Parametric (quasi-Cherenkov) cooperative radiation produced by electron bunches in natural or photonic crystals

TL;DR

This study uses numerical modeling to analyze parametric (quasi-Cherenkov) cooperative radiation from electron bunches in natural or photonic crystals, revealing distinct pulse structures and noise effects under different diffraction conditions.

Contribution

It provides new insights into the pulse structure and noise influence on parametric radiation in natural and artificial crystals during dynamical diffraction.

Findings

Two strong pulses are emitted at small and large angles in both Laue and Bragg diffraction.

Small-angle radiation saturates at fewer particles than large-angle radiation under Bragg conditions.

In Laue diffraction, each pulse has two peaks linked to the bunch's front and back ends.

Abstract

We use numerical modeling to study the features of parametric (quasi-Cherenkov) cooperative radiation arising when an electron bunch passes through a crystal (natural or artificial) under the conditions of dynamical diffraction of electromagnetic waves in the presence of shot noise.
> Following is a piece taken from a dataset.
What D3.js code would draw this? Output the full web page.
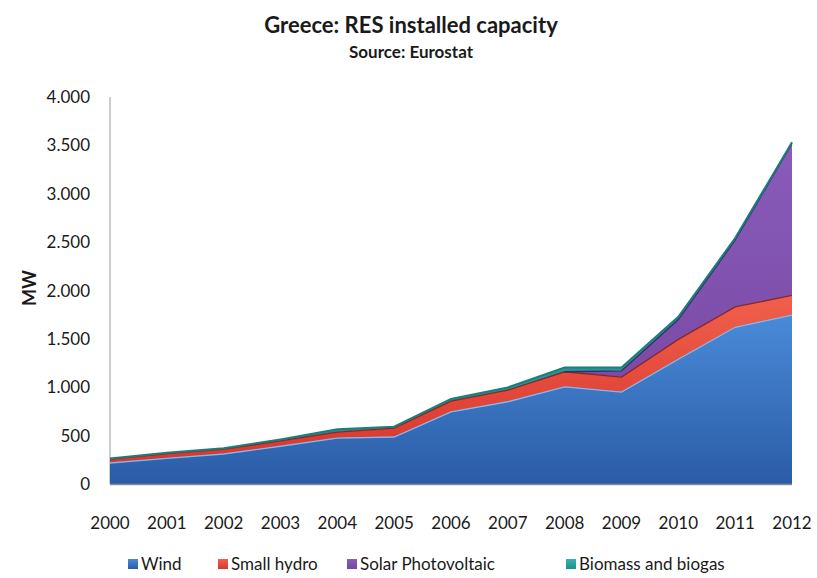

It is shown that in both Laue and Bragg diffraction cases, parametric radiation consists of two strong pulses: one emitted at small angles with respect to the particle velocity direction and the other emitted at large angles to it. Under Bragg diffraction conditions, the intensity of parametric radiation emitted at small angles to the particle velocity direction reaches saturation at sufficiently smaller number of particles than the intensity of parametric radiation emitted at large angles. Under Laue diffraction conditions, every pulse contains two strong peaks, which are associated with the emission of electromagnetic waves at the front and back ends of the bunch. The presence of noise causes a chaotic signal in the interval between the two peaks.